▶ **Collected material**:
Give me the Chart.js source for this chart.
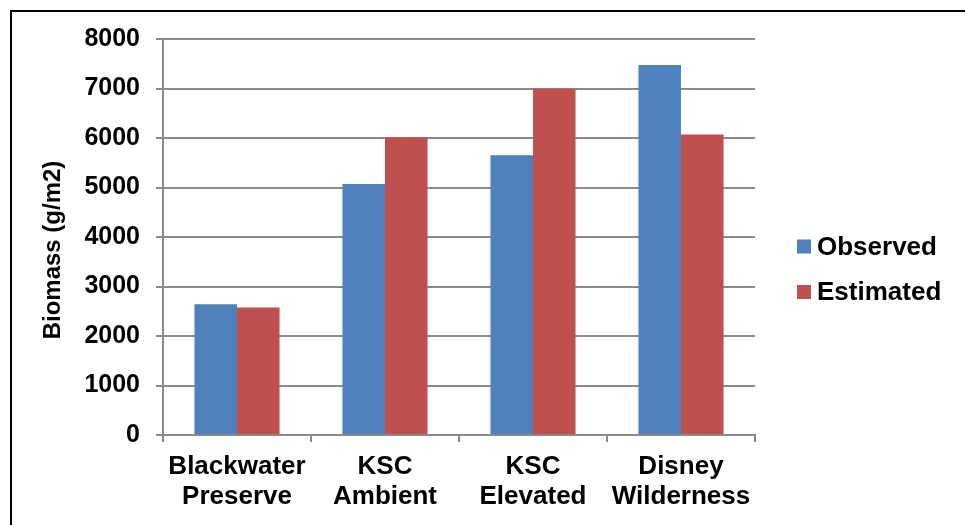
<!DOCTYPE html>
<html>
<head>
<meta charset="utf-8">
<script src="https://cdn.jsdelivr.net/npm/chart.js@4.4.1/dist/chart.umd.min.js"></script>
<style>
  html, body { margin: 0; padding: 0; background: #ffffff; }
  #wrap { width: 965px; height: 525px; position: relative; }
</style>
</head>
<body>
<div id="wrap"><canvas id="chart" width="965" height="525"></canvas></div>
<script>
// Sites (two-line category labels)
const sites = [
  ['Blackwater', 'Preserve'],
  ['KSC', 'Ambient'],
  ['KSC', 'Elevated'],
  ['Disney', 'Wilderness']
];
// Biomass in g/m2
const observed = [2640, 5070, 5650, 7475];
const estimated = [2575, 6015, 6995, 6070];
const seriesNames = ['Observed', 'Estimated'];
const yTicks = [0, 1000, 2000, 3000, 4000, 5000, 6000, 7000, 8000];
const yTitle = 'Biomass (g/m2)';

const BLUE = '#4F81BD';
const RED = '#C0504D';
const GRID = '#8a8a8a';
const FONT = '"Liberation Sans", Arial, sans-serif';

// Outer frame (top and left edges visible)
const framePlugin = {
  id: 'frame',
  beforeDraw(chart) {
    const ctx = chart.ctx;
    ctx.save();
    ctx.strokeStyle = '#000';
    ctx.lineWidth = 2;
    ctx.beginPath();
    ctx.moveTo(11, 540);
    ctx.lineTo(11, 11);
    ctx.lineTo(980, 11);
    ctx.stroke();
    ctx.restore();
  }
};

// Rotated y-axis title and the legend on the right
const annotatePlugin = {
  id: 'annotate',
  afterDraw(chart) {
    const ctx = chart.ctx;
    ctx.save();
    ctx.fillStyle = '#000';
    ctx.font = 'bold 24px ' + FONT;
    ctx.translate(60, 250);
    ctx.rotate(-Math.PI / 2);
    ctx.textAlign = 'center';
    ctx.textBaseline = 'alphabetic';
    ctx.fillText(yTitle, 0, 0);
    ctx.restore();

    ctx.save();
    ctx.font = 'bold 26px ' + FONT;
    ctx.textBaseline = 'middle';
    ctx.textAlign = 'left';
    chart.data.datasets.forEach((ds, i) => {
      const cy = 246.5 + i * 45.5;
      ctx.fillStyle = ds.backgroundColor;
      ctx.fillRect(797, cy - 7, 14, 14);
      ctx.fillStyle = '#000';
      ctx.fillText(ds.label, 817, cy + 1);
    });
    ctx.restore();
  }
};

new Chart(document.getElementById('chart'), {
  type: 'bar',
  data: {
    labels: sites,
    datasets: [
      { label: seriesNames[0], data: observed, backgroundColor: BLUE, borderWidth: 0 },
      { label: seriesNames[1], data: estimated, backgroundColor: RED, borderWidth: 0 }
    ]
  },
  options: {
    responsive: false,
    animation: false,
    devicePixelRatio: 1,
    layout: { padding: { left: 0, right: 210, top: 39, bottom: 0 } },
    datasets: {
      bar: { categoryPercentage: 0.575, barPercentage: 1.0 }
    },
    plugins: {
      legend: { display: false },
      tooltip: { enabled: false },
      title: { display: false }
    },
    scales: {
      x: {
        afterFit(scale) { scale.height = 90; },
        grid: {
          offset: true,
          drawOnChartArea: false,
          drawTicks: true,
          tickLength: 7,
          color: GRID,
          lineWidth: 2
        },
        border: { display: true, color: GRID, width: 2 },
        ticks: {
          color: '#000',
          font: { family: FONT, size: 26, weight: 'bold', lineHeight: 1.15 },
          padding: 10,
          maxRotation: 0,
          autoSkip: false
        }
      },
      y: {
        min: 0,
        max: 8000,
        afterFit(scale) { scale.width = 163; },
        afterBuildTicks(scale) { scale.ticks = yTicks.map(v => ({ value: v })); },
        grid: {
          drawOnChartArea: true,
          drawTicks: true,
          tickLength: 7,
          color: GRID,
          lineWidth: 2
        },
        border: { display: true, color: GRID, width: 2 },
        ticks: {
          color: '#000',
          font: { family: FONT, size: 25, weight: 'bold' },
          padding: 16,
          callback: (v) => String(v)
        }
      }
    }
  },
  plugins: [framePlugin, annotatePlugin]
});
</script>
</body>
</html>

▶ **Task**:
Return the whole listing, word for word, and leave out every picture.

▶ **Completed task**:
Give me the Chart.js source for this chart.
<!DOCTYPE html>
<html>
<head>
<meta charset="utf-8">
<script src="https://cdn.jsdelivr.net/npm/chart.js@4.4.1/dist/chart.umd.min.js"></script>
<style>
  html, body { margin: 0; padding: 0; background: #ffffff; }
  #wrap { width: 965px; height: 525px; position: relative; }
</style>
</head>
<body>
<div id="wrap"><canvas id="chart" width="965" height="525"></canvas></div>
<script>
// Sites (two-line category labels)
const sites = [
  ['Blackwater', 'Preserve'],
  ['KSC', 'Ambient'],
  ['KSC', 'Elevated'],
  ['Disney', 'Wilderness']
];
// Biomass in g/m2
const observed = [2640, 5070, 5650, 7475];
const estimated = [2575, 6015, 6995, 6070];
const seriesNames = ['Observed', 'Estimated'];
const yTicks = [0, 1000, 2000, 3000, 4000, 5000, 6000, 7000, 8000];
const yTitle = 'Biomass (g/m2)';

const BLUE = '#4F81BD';
const RED = '#C0504D';
const GRID = '#8a8a8a';
const FONT = '"Liberation Sans", Arial, sans-serif';

// Outer frame (top and left edges visible)
const framePlugin = {
  id: 'frame',
  beforeDraw(chart) {
    const ctx = chart.ctx;
    ctx.save();
    ctx.strokeStyle = '#000';
    ctx.lineWidth = 2;
    ctx.beginPath();
    ctx.moveTo(11, 540);
    ctx.lineTo(11, 11);
    ctx.lineTo(980, 11);
    ctx.stroke();
    ctx.restore();
  }
};

// Rotated y-axis title and the legend on the right
const annotatePlugin = {
  id: 'annotate',
  afterDraw(chart) {
    const ctx = chart.ctx;
    ctx.save();
    ctx.fillStyle = '#000';
    ctx.font = 'bold 24px ' + FONT;
    ctx.translate(60, 250);
    ctx.rotate(-Math.PI / 2);
    ctx.textAlign = 'center';
    ctx.textBaseline = 'alphabetic';
    ctx.fillText(yTitle, 0, 0);
    ctx.restore();

    ctx.save();
    ctx.font = 'bold 26px ' + FONT;
    ctx.textBaseline = 'middle';
    ctx.textAlign = 'left';
    chart.data.datasets.forEach((ds, i) => {
      const cy = 246.5 + i * 45.5;
      ctx.fillStyle = ds.backgroundColor;
      ctx.fillRect(797, cy - 7, 14, 14);
      ctx.fillStyle = '#000';
      ctx.fillText(ds.label, 817, cy + 1);
    });
    ctx.restore();
  }
};

new Chart(document.getElementById('chart'), {
  type: 'bar',
  data: {
    labels: sites,
    datasets: [
      { label: seriesNames[0], data: observed, backgroundColor: BLUE, borderWidth: 0 },
      { label: seriesNames[1], data: estimated, backgroundColor: RED, borderWidth: 0 }
    ]
  },
  options: {
    responsive: false,
    animation: false,
    devicePixelRatio: 1,
    layout: { padding: { left: 0, right: 210, top: 39, bottom: 0 } },
    datasets: {
      bar: { categoryPercentage: 0.575, barPercentage: 1.0 }
    },
    plugins: {
      legend: { display: false },
      tooltip: { enabled: false },
      title: { display: false }
    },
    scales: {
      x: {
        afterFit(scale) { scale.height = 90; },
        grid: {
          offset: true,
          drawOnChartArea: false,
          drawTicks: true,
          tickLength: 7,
          color: GRID,
          lineWidth: 2
        },
        border: { display: true, color: GRID, width: 2 },
        ticks: {
          color: '#000',
          font: { family: FONT, size: 26, weight: 'bold', lineHeight: 1.15 },
          padding: 10,
          maxRotation: 0,
          autoSkip: false
        }
      },
      y: {
        min: 0,
        max: 8000,
        afterFit(scale) { scale.width = 163; },
        afterBuildTicks(scale) { scale.ticks = yTicks.map(v => ({ value: v })); },
        grid: {
          drawOnChartArea: true,
          drawTicks: true,
          tickLength: 7,
          color: GRID,
          lineWidth: 2
        },
        border: { display: true, color: GRID, width: 2 },
        ticks: {
          color: '#000',
          font: { family: FONT, size: 25, weight: 'bold' },
          padding: 16,
          callback: (v) => String(v)
        }
      }
    }
  },
  plugins: [framePlugin, annotatePlugin]
});
</script>
</body>
</html>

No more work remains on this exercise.